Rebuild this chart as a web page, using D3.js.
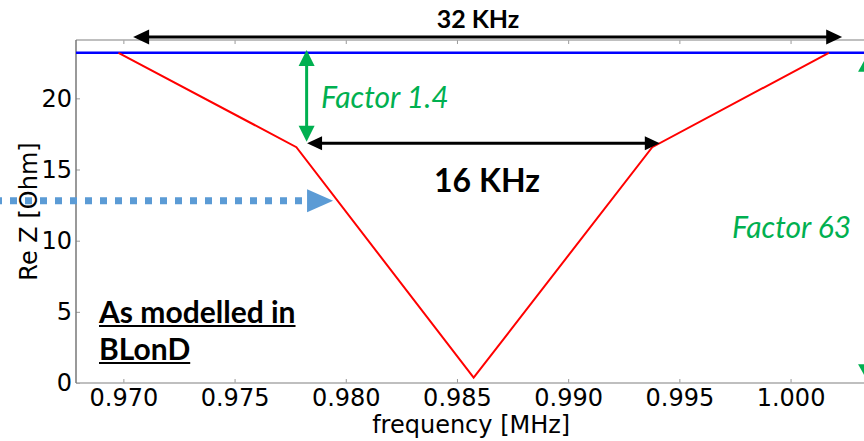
<!DOCTYPE html>
<html><head><meta charset="utf-8">
<script src="https://cdn.jsdelivr.net/npm/d3@7"></script>
<style>body{margin:0;background:#fff}svg{display:block}</style>
</head><body>
<svg id="chart" width="864" height="441"></svg>
<script>
// Impedance model (real part) around the resonance
const freqMHz = [0.96978, 0.97778, 0.98575, 0.99378, 1.00172];
const reZOhm  = [23.2, 16.57, 0.37, 16.57, 23.2];
// flat reference level
const flatLevel = 23.2;

const xTicks = [0.970, 0.975, 0.980, 0.985, 0.990, 0.995, 1.000];
const yTicks = [0, 5, 10, 15, 20];
const xDomain = [0.96787, 1.0035];
const yDomain = [0, 24.1];

// annotation anchors in data units
const span32 = [0.97044, 1.00232];
const span16 = [0.97826, 0.99412];
const span16Level = 16.85;
const factor14X = 0.97824, factor14Range = [23.4, 16.95];
const factor63X = 1.00344, factor63Range = [23.0, 0.2];
const cutLevel = 12.8, cutTip = 0.97943;

const svg = d3.select("#chart");
const W = 864, H = 441;
const L = 76, T = 40, B = 383, R = 868.4;

const x = d3.scaleLinear().domain(xDomain).range([L, R]);
const y = d3.scaleLinear().domain(yDomain).range([B, T]);

const tickFont = "'DejaVu Sans', sans-serif";
const noteFont = "Lato, 'Open Sans', sans-serif";

// axes
const gx = svg.append("g").attr("transform", `translate(0,${B})`)
  .call(d3.axisBottom(x).tickValues(xTicks).tickFormat(d3.format(".3f"))
        .tickSize(-4).tickSizeOuter(0).tickPadding(6));
const gxTop = svg.append("g").attr("transform", `translate(0,${T})`)
  .call(d3.axisTop(x).tickValues(xTicks).tickFormat("")
        .tickSize(-4).tickSizeOuter(0));
const gy = svg.append("g").attr("transform", `translate(${L},0)`)
  .call(d3.axisLeft(y).tickValues(yTicks).tickFormat(d3.format("d"))
        .tickSize(-4).tickSizeOuter(0).tickPadding(4));
[gx, gxTop, gy].forEach(g => {
  g.select(".domain").remove();
  g.selectAll(".tick line").attr("stroke", "#999").attr("stroke-width", 1);
  g.selectAll(".tick text").attr("font-family", tickFont).attr("font-size", 24).attr("fill", "#000");
});

// spines
svg.append("line").attr("x1", L).attr("x2", W).attr("y1", B).attr("y2", B).attr("stroke", "#aaa").attr("stroke-width", 1.5);
svg.append("line").attr("x1", L).attr("x2", W).attr("y1", T).attr("y2", T).attr("stroke", "#aaa").attr("stroke-width", 1.5);
svg.append("line").attr("x1", L).attr("x2", L).attr("y1", T).attr("y2", B).attr("stroke", "#777").attr("stroke-width", 1.5);

// axis labels
svg.append("text").attr("x", (L + R) / 2 - 1).attr("y", 433)
  .attr("text-anchor", "middle").attr("font-family", tickFont).attr("font-size", 24).attr("fill", "#000")
  .text("frequency [MHz]");
svg.append("text").attr("transform", `translate(37,${(T + B) / 2}) rotate(-90)`)
  .attr("text-anchor", "middle").attr("font-family", tickFont).attr("font-size", 24).attr("fill", "#000")
  .text("Re Z [Ohm]");

// flat level
svg.append("line").attr("x1", L).attr("x2", W)
  .attr("y1", y(flatLevel)).attr("y2", y(flatLevel))
  .attr("stroke", "#0000ff").attr("stroke-width", 2.5);

// modelled impedance
const pts = freqMHz.map((f, i) => [f, reZOhm[i]]);
svg.append("path").datum(pts)
  .attr("d", d3.line().x(d => x(d[0])).y(d => y(d[1])))
  .attr("fill", "none").attr("stroke", "#ff0000").attr("stroke-width", 2);

// arrow helper
function arrow(x1, y1, x2, y2, o) {
  const dx = x2 - x1, dy = y2 - y1, len = Math.hypot(dx, dy);
  const ux = dx / len, uy = dy / len, nx = -uy, ny = ux;
  const hl = o.headLen, hw = o.headWidth / 2;
  const sx = o.start ? x1 + ux * hl * 0.8 : x1, sy = o.start ? y1 + uy * hl * 0.8 : y1;
  const ex = o.end ? x2 - ux * hl * 0.8 : x2, ey = o.end ? y2 - uy * hl * 0.8 : y2;
  const ln = svg.append("line").attr("x1", sx).attr("y1", sy).attr("x2", ex).attr("y2", ey)
    .attr("stroke", o.color).attr("stroke-width", o.width);
  if (o.dash) ln.attr("stroke-dasharray", o.dash);
  const head = (tx, ty, dirx, diry) => {
    const bx = tx - dirx * hl, by = ty - diry * hl;
    svg.append("polygon").attr("points",
      `${tx},${ty} ${bx + nx * hw},${by + ny * hw} ${bx - nx * hw},${by - ny * hw}`)
      .attr("fill", o.color);
  };
  if (o.end) head(x2, y2, ux, uy);
  if (o.start) head(x1, y1, -ux, -uy);
}

// 32 kHz span
arrow(x(span32[0]), T - 3, x(span32[1]), T - 3,
  {color: "#000", width: 3, headLen: 16, headWidth: 15, start: true, end: true});
svg.append("text").attr("x", 478).attr("y", 28).attr("text-anchor", "middle")
  .attr("font-family", noteFont).attr("font-weight", 700).attr("font-size", 25).text("32 KHz");

// 16 kHz span
arrow(x(span16[0]), y(span16Level), x(span16[1]), y(span16Level),
  {color: "#000", width: 3, headLen: 15, headWidth: 14, start: true, end: true});
svg.append("text").attr("x", 487).attr("y", 192).attr("text-anchor", "middle")
  .attr("font-family", noteFont).attr("font-weight", 700).attr("font-size", 32).text("16 KHz");

// factor 1.4
arrow(x(factor14X), y(factor14Range[0]), x(factor14X), y(factor14Range[1]),
  {color: "#00B050", width: 3, headLen: 16, headWidth: 16, start: true, end: true});
svg.append("text").attr("x", 321).attr("y", 108)
  .attr("font-family", noteFont).attr("font-style", "italic").attr("font-size", 30)
  .attr("fill", "#00B050").text("Factor 1.4");

// factor 63
arrow(x(factor63X), y(factor63Range[0]), x(factor63X), y(factor63Range[1]),
  {color: "#00B050", width: 3, headLen: 16, headWidth: 18, start: true, end: true});
svg.append("text").attr("x", 732).attr("y", 238)
  .attr("font-family", noteFont).attr("font-style", "italic").attr("font-size", 30)
  .attr("fill", "#00B050").text("Factor 63");

// dotted cut level
arrow(-5, y(cutLevel), x(cutTip), y(cutLevel),
  {color: "#5B9BD5", width: 7, headLen: 26, headWidth: 23, end: true, dash: "7,8"});

// caption
const cap = svg.append("g").attr("font-family", noteFont).attr("font-weight", 700).attr("font-size", 30).attr("fill", "#000");
[["As modelled in", 323], ["BLonD", 360]].forEach(([t, by]) => {
  const tx = cap.append("text").attr("x", 99).attr("y", by).text(t);
  const w = tx.node().getComputedTextLength();
  cap.append("line").attr("x1", 99).attr("x2", 99 + w).attr("y1", by + 3).attr("y2", by + 3)
    .attr("stroke", "#000").attr("stroke-width", 2);
});
</script>
</body></html>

################

(REQUIREMENTS):
Give every line above again exactly, with no pictures.

(REPLY):
Rebuild this chart as a web page, using D3.js.
<!DOCTYPE html>
<html><head><meta charset="utf-8">
<script src="https://cdn.jsdelivr.net/npm/d3@7"></script>
<style>body{margin:0;background:#fff}svg{display:block}</style>
</head><body>
<svg id="chart" width="864" height="441"></svg>
<script>
// Impedance model (real part) around the resonance
const freqMHz = [0.96978, 0.97778, 0.98575, 0.99378, 1.00172];
const reZOhm  = [23.2, 16.57, 0.37, 16.57, 23.2];
// flat reference level
const flatLevel = 23.2;

const xTicks = [0.970, 0.975, 0.980, 0.985, 0.990, 0.995, 1.000];
const yTicks = [0, 5, 10, 15, 20];
const xDomain = [0.96787, 1.0035];
const yDomain = [0, 24.1];

// annotation anchors in data units
const span32 = [0.97044, 1.00232];
const span16 = [0.97826, 0.99412];
const span16Level = 16.85;
const factor14X = 0.97824, factor14Range = [23.4, 16.95];
const factor63X = 1.00344, factor63Range = [23.0, 0.2];
const cutLevel = 12.8, cutTip = 0.97943;

const svg = d3.select("#chart");
const W = 864, H = 441;
const L = 76, T = 40, B = 383, R = 868.4;

const x = d3.scaleLinear().domain(xDomain).range([L, R]);
const y = d3.scaleLinear().domain(yDomain).range([B, T]);

const tickFont = "'DejaVu Sans', sans-serif";
const noteFont = "Lato, 'Open Sans', sans-serif";

// axes
const gx = svg.append("g").attr("transform", `translate(0,${B})`)
  .call(d3.axisBottom(x).tickValues(xTicks).tickFormat(d3.format(".3f"))
        .tickSize(-4).tickSizeOuter(0).tickPadding(6));
const gxTop = svg.append("g").attr("transform", `translate(0,${T})`)
  .call(d3.axisTop(x).tickValues(xTicks).tickFormat("")
        .tickSize(-4).tickSizeOuter(0));
const gy = svg.append("g").attr("transform", `translate(${L},0)`)
  .call(d3.axisLeft(y).tickValues(yTicks).tickFormat(d3.format("d"))
        .tickSize(-4).tickSizeOuter(0).tickPadding(4));
[gx, gxTop, gy].forEach(g => {
  g.select(".domain").remove();
  g.selectAll(".tick line").attr("stroke", "#999").attr("stroke-width", 1);
  g.selectAll(".tick text").attr("font-family", tickFont).attr("font-size", 24).attr("fill", "#000");
});

// spines
svg.append("line").attr("x1", L).attr("x2", W).attr("y1", B).attr("y2", B).attr("stroke", "#aaa").attr("stroke-width", 1.5);
svg.append("line").attr("x1", L).attr("x2", W).attr("y1", T).attr("y2", T).attr("stroke", "#aaa").attr("stroke-width", 1.5);
svg.append("line").attr("x1", L).attr("x2", L).attr("y1", T).attr("y2", B).attr("stroke", "#777").attr("stroke-width", 1.5);

// axis labels
svg.append("text").attr("x", (L + R) / 2 - 1).attr("y", 433)
  .attr("text-anchor", "middle").attr("font-family", tickFont).attr("font-size", 24).attr("fill", "#000")
  .text("frequency [MHz]");
svg.append("text").attr("transform", `translate(37,${(T + B) / 2}) rotate(-90)`)
  .attr("text-anchor", "middle").attr("font-family", tickFont).attr("font-size", 24).attr("fill", "#000")
  .text("Re Z [Ohm]");

// flat level
svg.append("line").attr("x1", L).attr("x2", W)
  .attr("y1", y(flatLevel)).attr("y2", y(flatLevel))
  .attr("stroke", "#0000ff").attr("stroke-width", 2.5);

// modelled impedance
const pts = freqMHz.map((f, i) => [f, reZOhm[i]]);
svg.append("path").datum(pts)
  .attr("d", d3.line().x(d => x(d[0])).y(d => y(d[1])))
  .attr("fill", "none").attr("stroke", "#ff0000").attr("stroke-width", 2);

// arrow helper
function arrow(x1, y1, x2, y2, o) {
  const dx = x2 - x1, dy = y2 - y1, len = Math.hypot(dx, dy);
  const ux = dx / len, uy = dy / len, nx = -uy, ny = ux;
  const hl = o.headLen, hw = o.headWidth / 2;
  const sx = o.start ? x1 + ux * hl * 0.8 : x1, sy = o.start ? y1 + uy * hl * 0.8 : y1;
  const ex = o.end ? x2 - ux * hl * 0.8 : x2, ey = o.end ? y2 - uy * hl * 0.8 : y2;
  const ln = svg.append("line").attr("x1", sx).attr("y1", sy).attr("x2", ex).attr("y2", ey)
    .attr("stroke", o.color).attr("stroke-width", o.width);
  if (o.dash) ln.attr("stroke-dasharray", o.dash);
  const head = (tx, ty, dirx, diry) => {
    const bx = tx - dirx * hl, by = ty - diry * hl;
    svg.append("polygon").attr("points",
      `${tx},${ty} ${bx + nx * hw},${by + ny * hw} ${bx - nx * hw},${by - ny * hw}`)
      .attr("fill", o.color);
  };
  if (o.end) head(x2, y2, ux, uy);
  if (o.start) head(x1, y1, -ux, -uy);
}

// 32 kHz span
arrow(x(span32[0]), T - 3, x(span32[1]), T - 3,
  {color: "#000", width: 3, headLen: 16, headWidth: 15, start: true, end: true});
svg.append("text").attr("x", 478).attr("y", 28).attr("text-anchor", "middle")
  .attr("font-family", noteFont).attr("font-weight", 700).attr("font-size", 25).text("32 KHz");

// 16 kHz span
arrow(x(span16[0]), y(span16Level), x(span16[1]), y(span16Level),
  {color: "#000", width: 3, headLen: 15, headWidth: 14, start: true, end: true});
svg.append("text").attr("x", 487).attr("y", 192).attr("text-anchor", "middle")
  .attr("font-family", noteFont).attr("font-weight", 700).attr("font-size", 32).text("16 KHz");

// factor 1.4
arrow(x(factor14X), y(factor14Range[0]), x(factor14X), y(factor14Range[1]),
  {color: "#00B050", width: 3, headLen: 16, headWidth: 16, start: true, end: true});
svg.append("text").attr("x", 321).attr("y", 108)
  .attr("font-family", noteFont).attr("font-style", "italic").attr("font-size", 30)
  .attr("fill", "#00B050").text("Factor 1.4");

// factor 63
arrow(x(factor63X), y(factor63Range[0]), x(factor63X), y(factor63Range[1]),
  {color: "#00B050", width: 3, headLen: 16, headWidth: 18, start: true, end: true});
svg.append("text").attr("x", 732).attr("y", 238)
  .attr("font-family", noteFont).attr("font-style", "italic").attr("font-size", 30)
  .attr("fill", "#00B050").text("Factor 63");

// dotted cut level
arrow(-5, y(cutLevel), x(cutTip), y(cutLevel),
  {color: "#5B9BD5", width: 7, headLen: 26, headWidth: 23, end: true, dash: "7,8"});

// caption
const cap = svg.append("g").attr("font-family", noteFont).attr("font-weight", 700).attr("font-size", 30).attr("fill", "#000");
[["As modelled in", 323], ["BLonD", 360]].forEach(([t, by]) => {
  const tx = cap.append("text").attr("x", 99).attr("y", by).text(t);
  const w = tx.node().getComputedTextLength();
  cap.append("line").attr("x1", 99).attr("x2", 99 + w).attr("y1", by + 3).attr("y2", by + 3)
    .attr("stroke", "#000").attr("stroke-width", 2);
});
</script>
</body></html>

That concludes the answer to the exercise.